What to work on
Retype all of the data exactly as given.
□ □ □ □ □ □ □
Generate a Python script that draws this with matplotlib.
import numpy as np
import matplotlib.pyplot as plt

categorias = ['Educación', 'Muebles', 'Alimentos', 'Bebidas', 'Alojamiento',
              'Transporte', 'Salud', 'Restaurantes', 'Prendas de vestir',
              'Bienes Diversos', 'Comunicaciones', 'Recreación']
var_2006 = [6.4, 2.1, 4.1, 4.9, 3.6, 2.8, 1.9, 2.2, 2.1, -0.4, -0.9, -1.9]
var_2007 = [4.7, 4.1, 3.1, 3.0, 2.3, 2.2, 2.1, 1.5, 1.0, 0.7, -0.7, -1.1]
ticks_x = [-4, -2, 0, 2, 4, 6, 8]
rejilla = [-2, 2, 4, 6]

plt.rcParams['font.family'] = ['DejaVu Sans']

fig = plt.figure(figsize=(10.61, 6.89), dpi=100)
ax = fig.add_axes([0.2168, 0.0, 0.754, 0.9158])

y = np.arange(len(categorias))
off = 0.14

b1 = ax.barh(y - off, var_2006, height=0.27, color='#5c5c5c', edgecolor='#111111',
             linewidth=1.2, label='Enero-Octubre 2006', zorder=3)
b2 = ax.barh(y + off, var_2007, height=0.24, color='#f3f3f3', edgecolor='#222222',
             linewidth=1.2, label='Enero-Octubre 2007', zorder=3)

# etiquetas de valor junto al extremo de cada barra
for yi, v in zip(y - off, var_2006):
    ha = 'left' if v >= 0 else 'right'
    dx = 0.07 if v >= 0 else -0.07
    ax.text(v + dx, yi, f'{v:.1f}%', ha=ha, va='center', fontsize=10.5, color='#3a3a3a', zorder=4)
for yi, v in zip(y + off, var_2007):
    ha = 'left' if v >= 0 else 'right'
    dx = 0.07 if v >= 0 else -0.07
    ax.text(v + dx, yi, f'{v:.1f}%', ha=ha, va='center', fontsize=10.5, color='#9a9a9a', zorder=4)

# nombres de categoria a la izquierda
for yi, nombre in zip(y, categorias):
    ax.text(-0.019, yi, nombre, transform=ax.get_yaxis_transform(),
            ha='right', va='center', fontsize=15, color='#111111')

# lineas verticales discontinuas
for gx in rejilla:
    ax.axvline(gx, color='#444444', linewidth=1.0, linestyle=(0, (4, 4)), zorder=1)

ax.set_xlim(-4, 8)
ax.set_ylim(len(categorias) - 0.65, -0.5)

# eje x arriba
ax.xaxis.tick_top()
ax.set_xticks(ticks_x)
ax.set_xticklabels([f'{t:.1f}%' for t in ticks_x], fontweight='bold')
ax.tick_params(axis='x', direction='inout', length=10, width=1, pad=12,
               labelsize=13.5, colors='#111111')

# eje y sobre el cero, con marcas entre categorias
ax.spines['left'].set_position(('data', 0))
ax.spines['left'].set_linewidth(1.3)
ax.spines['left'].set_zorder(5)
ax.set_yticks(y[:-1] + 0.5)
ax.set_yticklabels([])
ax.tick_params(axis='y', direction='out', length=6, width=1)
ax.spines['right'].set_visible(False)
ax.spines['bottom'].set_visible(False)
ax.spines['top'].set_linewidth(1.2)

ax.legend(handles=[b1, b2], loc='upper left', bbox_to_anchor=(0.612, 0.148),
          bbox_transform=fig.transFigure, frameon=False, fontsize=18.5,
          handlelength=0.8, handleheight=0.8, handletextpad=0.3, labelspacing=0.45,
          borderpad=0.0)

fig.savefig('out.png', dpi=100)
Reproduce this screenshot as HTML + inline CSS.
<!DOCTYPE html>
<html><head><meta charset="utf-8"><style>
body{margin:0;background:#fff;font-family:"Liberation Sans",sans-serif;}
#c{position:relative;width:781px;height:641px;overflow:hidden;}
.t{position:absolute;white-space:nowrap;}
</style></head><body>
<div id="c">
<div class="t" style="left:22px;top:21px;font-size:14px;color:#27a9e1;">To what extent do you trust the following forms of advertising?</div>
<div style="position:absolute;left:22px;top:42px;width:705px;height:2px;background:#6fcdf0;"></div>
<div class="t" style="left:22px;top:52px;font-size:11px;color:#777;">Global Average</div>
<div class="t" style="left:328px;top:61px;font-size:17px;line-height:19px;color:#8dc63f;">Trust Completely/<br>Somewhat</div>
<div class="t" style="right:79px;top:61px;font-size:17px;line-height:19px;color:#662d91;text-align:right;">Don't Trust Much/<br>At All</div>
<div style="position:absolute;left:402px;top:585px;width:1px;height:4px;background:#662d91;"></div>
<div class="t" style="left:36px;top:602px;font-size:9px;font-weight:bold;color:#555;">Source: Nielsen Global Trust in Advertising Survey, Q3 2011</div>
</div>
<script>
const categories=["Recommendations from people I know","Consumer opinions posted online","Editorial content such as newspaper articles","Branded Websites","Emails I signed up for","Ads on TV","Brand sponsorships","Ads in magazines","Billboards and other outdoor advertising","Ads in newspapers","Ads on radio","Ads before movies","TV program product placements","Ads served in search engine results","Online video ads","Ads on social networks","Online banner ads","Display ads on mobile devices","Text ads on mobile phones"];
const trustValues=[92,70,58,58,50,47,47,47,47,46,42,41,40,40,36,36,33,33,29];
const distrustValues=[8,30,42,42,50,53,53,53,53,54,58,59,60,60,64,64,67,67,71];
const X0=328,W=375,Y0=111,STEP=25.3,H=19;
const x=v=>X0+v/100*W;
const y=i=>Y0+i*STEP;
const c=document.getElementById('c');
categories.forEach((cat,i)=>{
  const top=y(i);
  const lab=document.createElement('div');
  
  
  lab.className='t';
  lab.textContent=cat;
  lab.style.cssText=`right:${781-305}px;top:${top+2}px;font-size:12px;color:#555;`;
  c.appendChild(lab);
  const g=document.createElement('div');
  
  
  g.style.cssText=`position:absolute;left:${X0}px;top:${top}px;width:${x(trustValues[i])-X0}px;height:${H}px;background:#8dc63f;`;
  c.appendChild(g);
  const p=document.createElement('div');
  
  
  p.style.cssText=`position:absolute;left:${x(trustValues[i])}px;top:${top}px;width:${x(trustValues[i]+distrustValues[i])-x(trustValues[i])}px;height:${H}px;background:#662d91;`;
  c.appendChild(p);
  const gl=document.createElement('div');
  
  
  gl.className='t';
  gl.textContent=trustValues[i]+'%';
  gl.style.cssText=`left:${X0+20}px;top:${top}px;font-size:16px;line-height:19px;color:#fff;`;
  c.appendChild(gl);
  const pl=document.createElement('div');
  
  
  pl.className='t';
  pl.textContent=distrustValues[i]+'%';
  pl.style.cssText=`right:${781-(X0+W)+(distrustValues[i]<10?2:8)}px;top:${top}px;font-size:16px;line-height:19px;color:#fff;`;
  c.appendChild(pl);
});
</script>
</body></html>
□ □ □ □ □ □ □
Answer to the exercise
Generate a Python script that draws this with matplotlib.
import numpy as np
import matplotlib.pyplot as plt

categorias = ['Educación', 'Muebles', 'Alimentos', 'Bebidas', 'Alojamiento',
              'Transporte', 'Salud', 'Restaurantes', 'Prendas de vestir',
              'Bienes Diversos', 'Comunicaciones', 'Recreación']
var_2006 = [6.4, 2.1, 4.1, 4.9, 3.6, 2.8, 1.9, 2.2, 2.1, -0.4, -0.9, -1.9]
var_2007 = [4.7, 4.1, 3.1, 3.0, 2.3, 2.2, 2.1, 1.5, 1.0, 0.7, -0.7, -1.1]
ticks_x = [-4, -2, 0, 2, 4, 6, 8]
rejilla = [-2, 2, 4, 6]

plt.rcParams['font.family'] = ['DejaVu Sans']

fig = plt.figure(figsize=(10.61, 6.89), dpi=100)
ax = fig.add_axes([0.2168, 0.0, 0.754, 0.9158])

y = np.arange(len(categorias))
off = 0.14

b1 = ax.barh(y - off, var_2006, height=0.27, color='#5c5c5c', edgecolor='#111111',
             linewidth=1.2, label='Enero-Octubre 2006', zorder=3)
b2 = ax.barh(y + off, var_2007, height=0.24, color='#f3f3f3', edgecolor='#222222',
             linewidth=1.2, label='Enero-Octubre 2007', zorder=3)

# etiquetas de valor junto al extremo de cada barra
for yi, v in zip(y - off, var_2006):
    ha = 'left' if v >= 0 else 'right'
    dx = 0.07 if v >= 0 else -0.07
    ax.text(v + dx, yi, f'{v:.1f}%', ha=ha, va='center', fontsize=10.5, color='#3a3a3a', zorder=4)
for yi, v in zip(y + off, var_2007):
    ha = 'left' if v >= 0 else 'right'
    dx = 0.07 if v >= 0 else -0.07
    ax.text(v + dx, yi, f'{v:.1f}%', ha=ha, va='center', fontsize=10.5, color='#9a9a9a', zorder=4)

# nombres de categoria a la izquierda
for yi, nombre in zip(y, categorias):
    ax.text(-0.019, yi, nombre, transform=ax.get_yaxis_transform(),
            ha='right', va='center', fontsize=15, color='#111111')

# lineas verticales discontinuas
for gx in rejilla:
    ax.axvline(gx, color='#444444', linewidth=1.0, linestyle=(0, (4, 4)), zorder=1)

ax.set_xlim(-4, 8)
ax.set_ylim(len(categorias) - 0.65, -0.5)

# eje x arriba
ax.xaxis.tick_top()
ax.set_xticks(ticks_x)
ax.set_xticklabels([f'{t:.1f}%' for t in ticks_x], fontweight='bold')
ax.tick_params(axis='x', direction='inout', length=10, width=1, pad=12,
               labelsize=13.5, colors='#111111')

# eje y sobre el cero, con marcas entre categorias
ax.spines['left'].set_position(('data', 0))
ax.spines['left'].set_linewidth(1.3)
ax.spines['left'].set_zorder(5)
ax.set_yticks(y[:-1] + 0.5)
ax.set_yticklabels([])
ax.tick_params(axis='y', direction='out', length=6, width=1)
ax.spines['right'].set_visible(False)
ax.spines['bottom'].set_visible(False)
ax.spines['top'].set_linewidth(1.2)

ax.legend(handles=[b1, b2], loc='upper left', bbox_to_anchor=(0.612, 0.148),
          bbox_transform=fig.transFigure, frameon=False, fontsize=18.5,
          handlelength=0.8, handleheight=0.8, handletextpad=0.3, labelspacing=0.45,
          borderpad=0.0)

fig.savefig('out.png', dpi=100)
Reproduce this screenshot as HTML + inline CSS.
<!DOCTYPE html>
<html><head><meta charset="utf-8"><style>
body{margin:0;background:#fff;font-family:"Liberation Sans",sans-serif;}
#c{position:relative;width:781px;height:641px;overflow:hidden;}
.t{position:absolute;white-space:nowrap;}
</style></head><body>
<div id="c">
<div class="t" style="left:22px;top:21px;font-size:14px;color:#27a9e1;">To what extent do you trust the following forms of advertising?</div>
<div style="position:absolute;left:22px;top:42px;width:705px;height:2px;background:#6fcdf0;"></div>
<div class="t" style="left:22px;top:52px;font-size:11px;color:#777;">Global Average</div>
<div class="t" style="left:328px;top:61px;font-size:17px;line-height:19px;color:#8dc63f;">Trust Completely/<br>Somewhat</div>
<div class="t" style="right:79px;top:61px;font-size:17px;line-height:19px;color:#662d91;text-align:right;">Don't Trust Much/<br>At All</div>
<div style="position:absolute;left:402px;top:585px;width:1px;height:4px;background:#662d91;"></div>
<div class="t" style="left:36px;top:602px;font-size:9px;font-weight:bold;color:#555;">Source: Nielsen Global Trust in Advertising Survey, Q3 2011</div>
</div>
<script>
const categories=["Recommendations from people I know","Consumer opinions posted online","Editorial content such as newspaper articles","Branded Websites","Emails I signed up for","Ads on TV","Brand sponsorships","Ads in magazines","Billboards and other outdoor advertising","Ads in newspapers","Ads on radio","Ads before movies","TV program product placements","Ads served in search engine results","Online video ads","Ads on social networks","Online banner ads","Display ads on mobile devices","Text ads on mobile phones"];
const trustValues=[92,70,58,58,50,47,47,47,47,46,42,41,40,40,36,36,33,33,29];
const distrustValues=[8,30,42,42,50,53,53,53,53,54,58,59,60,60,64,64,67,67,71];
const X0=328,W=375,Y0=111,STEP=25.3,H=19;
const x=v=>X0+v/100*W;
const y=i=>Y0+i*STEP;
const c=document.getElementById('c');
categories.forEach((cat,i)=>{
  const top=y(i);
  const lab=document.createElement('div');
  
  
  lab.className='t';
  lab.textContent=cat;
  lab.style.cssText=`right:${781-305}px;top:${top+2}px;font-size:12px;color:#555;`;
  c.appendChild(lab);
  const g=document.createElement('div');
  
  
  g.style.cssText=`position:absolute;left:${X0}px;top:${top}px;width:${x(trustValues[i])-X0}px;height:${H}px;background:#8dc63f;`;
  c.appendChild(g);
  const p=document.createElement('div');
  
  
  p.style.cssText=`position:absolute;left:${x(trustValues[i])}px;top:${top}px;width:${x(trustValues[i]+distrustValues[i])-x(trustValues[i])}px;height:${H}px;background:#662d91;`;
  c.appendChild(p);
  const gl=document.createElement('div');
  
  
  gl.className='t';
  gl.textContent=trustValues[i]+'%';
  gl.style.cssText=`left:${X0+20}px;top:${top}px;font-size:16px;line-height:19px;color:#fff;`;
  c.appendChild(gl);
  const pl=document.createElement('div');
  
  
  pl.className='t';
  pl.textContent=distrustValues[i]+'%';
  pl.style.cssText=`right:${781-(X0+W)+(distrustValues[i]<10?2:8)}px;top:${top}px;font-size:16px;line-height:19px;color:#fff;`;
  c.appendChild(pl);
});
</script>
</body></html>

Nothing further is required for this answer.